Boost your returns. Extremely high fees are generally associated with lower returns. A 2010 Morningstar study found that funds with low expense ratios consistently deliver higher returns than their more-expensive counterparts. Between 2005 and 2010, the cheapest domestic equity funds produced an annualized return of 3.35 percent, versus 2.02 percent for the most expensive funds in the same category. For taxable bonds, the cheapest funds produced a 5.11 percent annualized return, compared to 3.82 percent for pricey funds. "Investors should make expense ratios a primary test in fund selection. They are still the most dependable predictor of performance," writes Russel Kinnel, Morningstar's director of mutual fund research, in the report. "Start by focusing on funds in the cheapest or two cheapest quintiles, and you'll be on the path to success."

Get the services you are paying for. In addition to disclosing the dollar amount of the fees deducted from your account, plan sponsors must also provide information about the services provided in exchange for each charge. If you find out that you are paying for services through your 401(k) plan, make sure that you take advantage of them. "If you are paying more than half of 1 percent a year, you should be getting some additional services like personal consultations about your particular goals," says Loeper.

Ask for better options. If all the investment options in your 401(k) plan charge high fees, consider asking your employer (nicely) to add some more affordable investment choices. It might be helpful to suggest similar funds with lower expense ratios, or that the 401(k) plan offer at least one passively managed index fund. "Inquire about why lower-cost options aren't available and if there might be something that could be added," says Loeper. "If you make an inquiry about whether it is possible to add this lower-cost index fund that is similar to what we've got, that might be enough to motivate your employer to get the problem solved."

[See 7 Signs of a Good 401(k) Plan.]

Recruit help. At a time when layoffs are common, it's wise to not be the only employee criticizing the 401(k) plan. "Particularly in today's economy, you don't want to sound like a complainer," says Loeper. "If you are the only person that brings it up, your employer probably isn't going to act on it." It could be more effective to approach your employer with several other colleagues who also want to save money on their retirement investments.

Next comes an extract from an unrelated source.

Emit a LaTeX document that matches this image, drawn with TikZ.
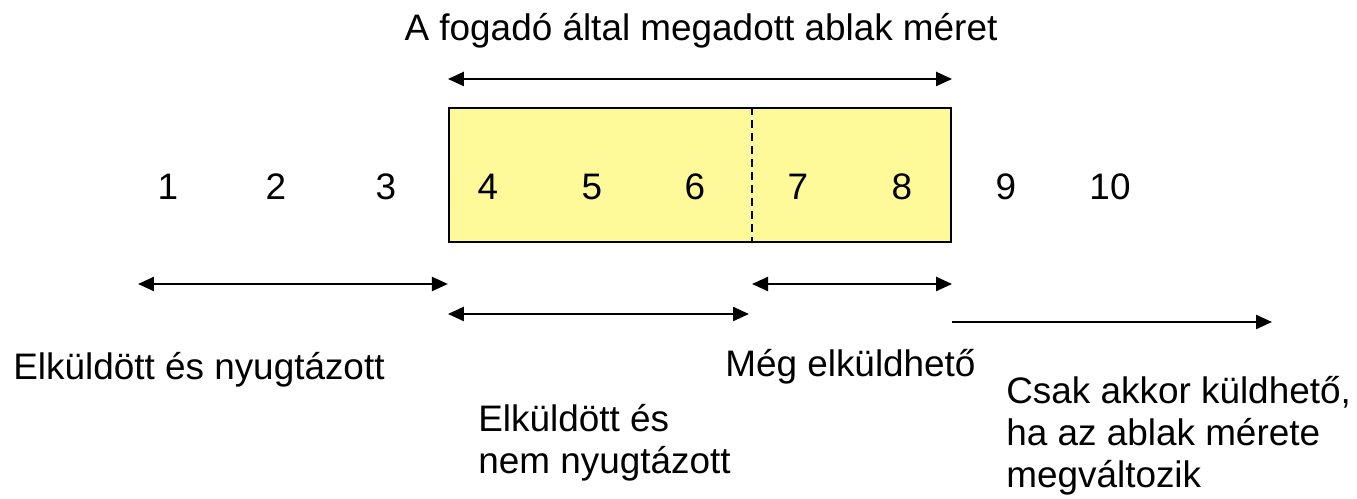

New funds may be coming soon. The Department of Labor's rules were first published in 2010, and many companies have already begun looking for lower-cost investments and recordkeeping services in preparation for the required disclosures to employees. "A lot of 401(k) plans have renegotiated with their supplier and a lot of fees have come down somewhat," says Signorille.

Retire sooner. The expense ratios on your investments can affect how soon you are able to retire. A Towers Watson analysis of target-date funds, the most common default 401(k) investment, found that most target-date fund owners lose 30 percent or more of their potential retirement income to fees. That works out to be between five and 15 years' worth of retirement income that is deducted from a 401(k) account over a worker's lifetime.

[See How to Maximize the Higher 401(k) Contribution Limit.]

Switching to investments with lower expense ratios could allow you to retire years earlier. Consider an employee with a starting salary of $45,000 who contributes 8 percent of his pay to a 401(k) each year between ages 25 and 62. If he invests his retirement savings in a target-date fund charging 1 percent annually, he will lose 13.9 years' worth of retirement income to fees, Towers Watson found. If he instead chooses a target-date fund charging 0.5 percent in annual fees, he will spend 7.7 years' worth of retirement income on fees. An even more affordable target-date fund charging 0.2 percent in fees would deplete his savings by just 3.2 years' worth of retirement income.